Murs Tariq:Got you. And you mentioned something earlier in the conversation that I want to come back to, because I think it’s really important. A lot of our clients, a lot of retirees in particular have saved a lot of money into, you mentioned, qualified assets. So that’s 401(k)s IRAs, retirement based type of accounts. And so I’ve got a million dollars in a 401(k), how can I even fund this idea of long-term care? How does it work? Do I have to pay all the taxes to make the withdrawals and then go fund it? That doesn’t sound like fun.
Jessica Iverson:So the way that these products work, some of our annuities do accept qualified funds. Now, we can structure them a couple different ways. If you are looking at doing just the income annuity with a doubler, obviously your income is going to be taxed, so you wouldn’t have to worry about taxes all upfront. With an asset-based annuity, the way that that product works is the money will go into this separate annuity, and that annuity is going to produce withdrawals each year over five or 10 years, depending on the structure that we choose. So they are going to produce withdrawals, which the clients will be taxed on each year for those five or 10 years. So it is spread over a period of time, but they will receive that 1099, so they will get taxed on the income or on those withdrawals that are going into funding the non-qualified portion of the policy. This ensures that your LTC benefits whenever you need them are going to be tax free.

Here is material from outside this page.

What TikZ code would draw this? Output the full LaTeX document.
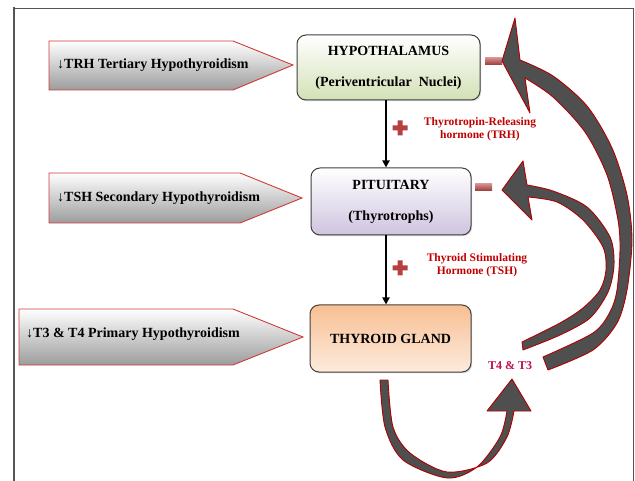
\documentclass[tikz,border=0pt]{standalone}
\usepackage{fontspec}
\setmainfont{Liberation Serif}
\usetikzlibrary{arrows.meta,shadows,calc}
\definecolor{hypgreen}{HTML}{D3E1B6}
\definecolor{pitlav}{HTML}{CEC4DF}
\definecolor{thyor}{HTML}{F8BF93}
\definecolor{thylight}{HTML}{FDEBDD}
\definecolor{boxedge}{HTML}{404040}
\definecolor{pentred}{HTML}{D23A3A}
\definecolor{pentgray}{HTML}{9C9C9C}
\definecolor{labred}{HTML}{C00000}
\definecolor{tred}{HTML}{C0104A}
\definecolor{arrgray}{HTML}{4F4F4F}
\definecolor{arredge}{HTML}{B00000}
\definecolor{signred}{HTML}{B5403F}
\definecolor{framegray}{HTML}{555555}
\begin{document}
\begin{tikzpicture}[x=1pt,y=-1pt,
  box/.style={draw=boxedge, line width=1pt, rounded corners=9pt, align=center,
    font=\bfseries\fontsize{14}{16.8}\selectfont,
    drop shadow={opacity=0.3,shadow xshift=1.2pt,shadow yshift=-1.2pt}},
  penttext/.style={anchor=west, font=\bfseries\fontsize{14}{16.8}\selectfont, inner sep=0pt},
  pent/.style={top color=white, bottom color=pentgray, draw=pentred, line width=0.9pt},
  lab/.style={align=center, text=labred, font=\bfseries\fontsize{11.5}{12.5}\selectfont, inner sep=0pt},
  conn/.style={line width=2pt, -{Triangle[length=7pt,width=7pt]}},
  bigarrow/.style={fill=arrgray, draw=arredge, line width=0.9pt, line join=round},
  minussign/.style={top color=signred!60!white, bottom color=signred!85!black, minimum width=17pt, minimum height=7pt, inner sep=0pt},
  plussign/.pic={\fill[signred] (-2.5,-7.5) -- (2.5,-7.5) -- (2.5,-2.5) -- (7.5,-2.5) -- (7.5,2.5) -- (2.5,2.5) -- (2.5,7.5) -- (-2.5,7.5) -- (-2.5,2.5) -- (-7.5,2.5) -- (-7.5,-2.5) -- (-2.5,-2.5) -- cycle;}
]
\useasboundingbox (0,0) rectangle (635,481);
\fill[white] (0,0) rectangle (635,481);
% frame
\draw[framegray, line width=0.7pt] (14,8) -- (633,8) -- (633,481);
\draw[framegray, line width=2pt] (14,7.5) -- (14,481);

% pentagons
\shade[pent] (49,41) -- (233,41) -- (293,65) -- (233,90) -- (49,90) -- cycle;
\shade[pent] (49,173) -- (240,173) -- (302,198) -- (240,223) -- (49,223) -- cycle;
\shade[pent] (19,309) -- (233,309) -- (303,337) -- (233,365) -- (19,365) -- cycle;
\node[penttext] (t1) at (57,65) {↓TRH Tertiary Hypothyroidism};
\node[penttext] (t2) at (57,198) {↓TSH Secondary Hypothyroidism};
\node[penttext] (t3) at (26,334) {↓T3 \& T4 Primary Hypothyroidism};

% boxes
\node[box, top color=white, bottom color=hypgreen, minimum width=183pt, minimum height=65pt] (hyp) at (388.5,67.5) {HYPOTHALAMUS\\[14pt](Periventricular\ \ Nuclei)};
\node[box, top color=white, bottom color=pitlav, minimum width=160pt, minimum height=67pt] (pit) at (391,201.5) {PITUITARY\\[14pt](Thyrotrophs)};
\node[box, top color=thyor, bottom color=thylight, minimum width=161pt, minimum height=67pt] (thy) at (390.5,338.5) {THYROID GLAND};

% connectors
\coordinate (cx) at (386,0);
\draw[conn] (hyp.south -| cx) -- (pit.north -| cx);
\draw[conn] (pit.south -| cx) -- (thy.north -| cx);

% labels and signs
\node[lab] (trhlab) at (480,129) {Thyrotropin-Releasing\\hormone (TRH)};
\node[lab] (tshlab) at (477,265) {Thyroid Stimulating\\Hormone (TSH)};
\pic at (400,128) {plussign};
\pic at (400,268) {plussign};
\node[minussign] (m1) at (493.5,61.5) {};
\node[minussign] (m2) at (483.5,187.5) {};

% big feedback arrows
\filldraw[bigarrow] plot[smooth] coordinates {(548,370) (593,350) (617,323) (627,290) (632,240) (627,195) (612,148) (587,106) (553,76) (520,60)}
  -- (515,18) -- (502,61) -- (530,113) -- (525,78)
  -- plot[smooth] coordinates {(525,78) (553,97) (585,132) (607,175) (618,220) (620,250) (617,290) (610,312) (593,333) (543,357)} -- cycle;
\filldraw[bigarrow] plot[smooth] coordinates {(523,350) (560,335) (590,318) (608,292) (614,265) (610,237) (587,207) (553,191) (527,185)}
  -- (523,161) -- (502,190) -- (532,220) -- (528,197)
  -- plot[smooth] coordinates {(528,197) (557,202) (583,220) (603,247) (606,270) (600,290) (583,308) (560,323) (522,342)} -- cycle;
\filldraw[bigarrow] plot[smooth] coordinates {(380,380) (385,427) (403,460) (447,478) (477,467) (500,437) (507,411)}
  -- (487,411) -- (512,379) -- (531,411) -- (514,411)
  -- plot[smooth] coordinates {(514,411) (507,437) (487,463) (447,472) (410,453) (393,427) (388,380)} -- cycle;

\node[text=tred, font=\bfseries\fontsize{12}{14}\selectfont, inner sep=0pt] (t4t3) at (510,366) {T4 \& T3};
\end{tikzpicture}
\end{document}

Radon Stancil:Excellent. Well, I think if you’re listening to this, you know why we have Jessica as a partner. Because I mean, it’s not just this one and done kind of thing. And honestly, if you’re listening to this and you’re thinking, well, I don’t know which one I would need or whatever, well, that’s just a part of what we need to do is get all the information, understand it, and then we reach out to our partner like Jessica and say, “Hey, here’s the situation. What are our options?” And then Jessica helps us nicely to figure all that out. So thank you very much, Jessica, for again, buying out time of your busy schedule to come on and talk to us. It’s been very, very enlightening, and obviously we know that there’s a lot out there and you keep on top of it. So thank you very much.
Jessica Iverson:Thank you so much for having me. I think there’s something out there for everybody. I think that it’s just a conversation that should be had. I know a lot of people are going through this, or they’ve seen loved ones go through this and it’s a need that, it’s not a comfortable conversation, but it’s definitely something that can really help in the long run. But I am so thankful for you guys, thankful for our partnership, and very thankful that you had me on here today.